• _Exercise task_
All the data below goes into the copy word for word, but the pictures don't.
======
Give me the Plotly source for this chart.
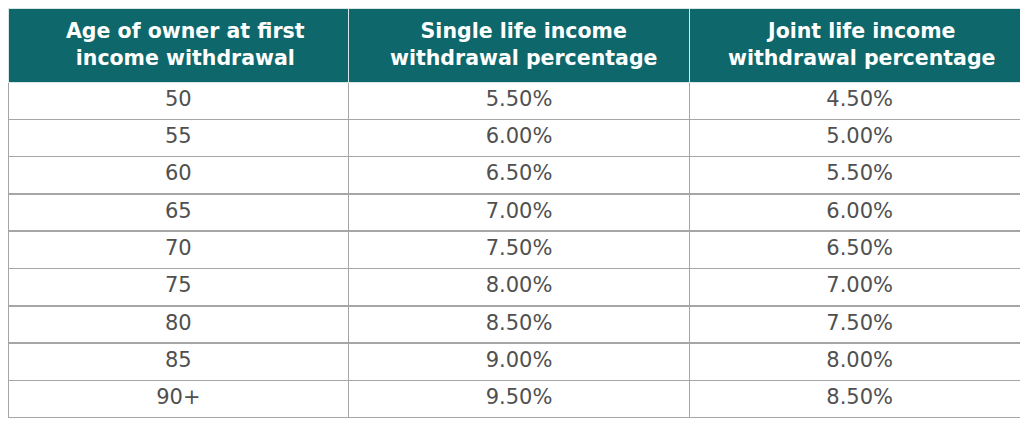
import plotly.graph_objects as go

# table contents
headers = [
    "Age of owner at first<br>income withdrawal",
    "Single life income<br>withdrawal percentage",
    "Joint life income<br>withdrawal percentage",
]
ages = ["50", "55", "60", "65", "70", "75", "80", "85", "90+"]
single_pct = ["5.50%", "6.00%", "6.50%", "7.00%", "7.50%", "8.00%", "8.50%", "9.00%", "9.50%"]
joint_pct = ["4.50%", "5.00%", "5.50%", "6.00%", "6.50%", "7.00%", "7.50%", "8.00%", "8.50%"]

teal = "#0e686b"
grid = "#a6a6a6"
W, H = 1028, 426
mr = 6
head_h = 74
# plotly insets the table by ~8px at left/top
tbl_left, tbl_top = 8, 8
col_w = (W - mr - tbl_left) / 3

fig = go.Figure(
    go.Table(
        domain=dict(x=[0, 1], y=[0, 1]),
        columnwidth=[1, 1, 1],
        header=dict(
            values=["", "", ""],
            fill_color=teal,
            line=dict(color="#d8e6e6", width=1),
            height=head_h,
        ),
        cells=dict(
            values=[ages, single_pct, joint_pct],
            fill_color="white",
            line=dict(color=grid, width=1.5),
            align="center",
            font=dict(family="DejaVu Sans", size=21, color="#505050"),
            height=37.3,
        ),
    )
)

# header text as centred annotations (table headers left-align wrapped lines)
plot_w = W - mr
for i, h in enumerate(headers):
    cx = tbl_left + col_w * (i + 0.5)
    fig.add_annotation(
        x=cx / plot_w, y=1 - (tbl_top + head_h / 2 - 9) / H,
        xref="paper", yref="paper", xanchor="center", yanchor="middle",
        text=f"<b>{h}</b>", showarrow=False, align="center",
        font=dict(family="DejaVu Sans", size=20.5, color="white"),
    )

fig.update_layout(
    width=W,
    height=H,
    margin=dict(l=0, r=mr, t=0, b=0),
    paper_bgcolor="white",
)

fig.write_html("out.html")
======
• _Worked answer_
Give me the Plotly source for this chart.
import plotly.graph_objects as go

# table contents
headers = [
    "Age of owner at first<br>income withdrawal",
    "Single life income<br>withdrawal percentage",
    "Joint life income<br>withdrawal percentage",
]
ages = ["50", "55", "60", "65", "70", "75", "80", "85", "90+"]
single_pct = ["5.50%", "6.00%", "6.50%", "7.00%", "7.50%", "8.00%", "8.50%", "9.00%", "9.50%"]
joint_pct = ["4.50%", "5.00%", "5.50%", "6.00%", "6.50%", "7.00%", "7.50%", "8.00%", "8.50%"]

teal = "#0e686b"
grid = "#a6a6a6"
W, H = 1028, 426
mr = 6
head_h = 74
# plotly insets the table by ~8px at left/top
tbl_left, tbl_top = 8, 8
col_w = (W - mr - tbl_left) / 3

fig = go.Figure(
    go.Table(
        domain=dict(x=[0, 1], y=[0, 1]),
        columnwidth=[1, 1, 1],
        header=dict(
            values=["", "", ""],
            fill_color=teal,
            line=dict(color="#d8e6e6", width=1),
            height=head_h,
        ),
        cells=dict(
            values=[ages, single_pct, joint_pct],
            fill_color="white",
            line=dict(color=grid, width=1.5),
            align="center",
            font=dict(family="DejaVu Sans", size=21, color="#505050"),
            height=37.3,
        ),
    )
)

# header text as centred annotations (table headers left-align wrapped lines)
plot_w = W - mr
for i, h in enumerate(headers):
    cx = tbl_left + col_w * (i + 0.5)
    fig.add_annotation(
        x=cx / plot_w, y=1 - (tbl_top + head_h / 2 - 9) / H,
        xref="paper", yref="paper", xanchor="center", yanchor="middle",
        text=f"<b>{h}</b>", showarrow=False, align="center",
        font=dict(family="DejaVu Sans", size=20.5, color="white"),
    )

fig.update_layout(
    width=W,
    height=H,
    margin=dict(l=0, r=mr, t=0, b=0),
    paper_bgcolor="white",
)

fig.write_html("out.html")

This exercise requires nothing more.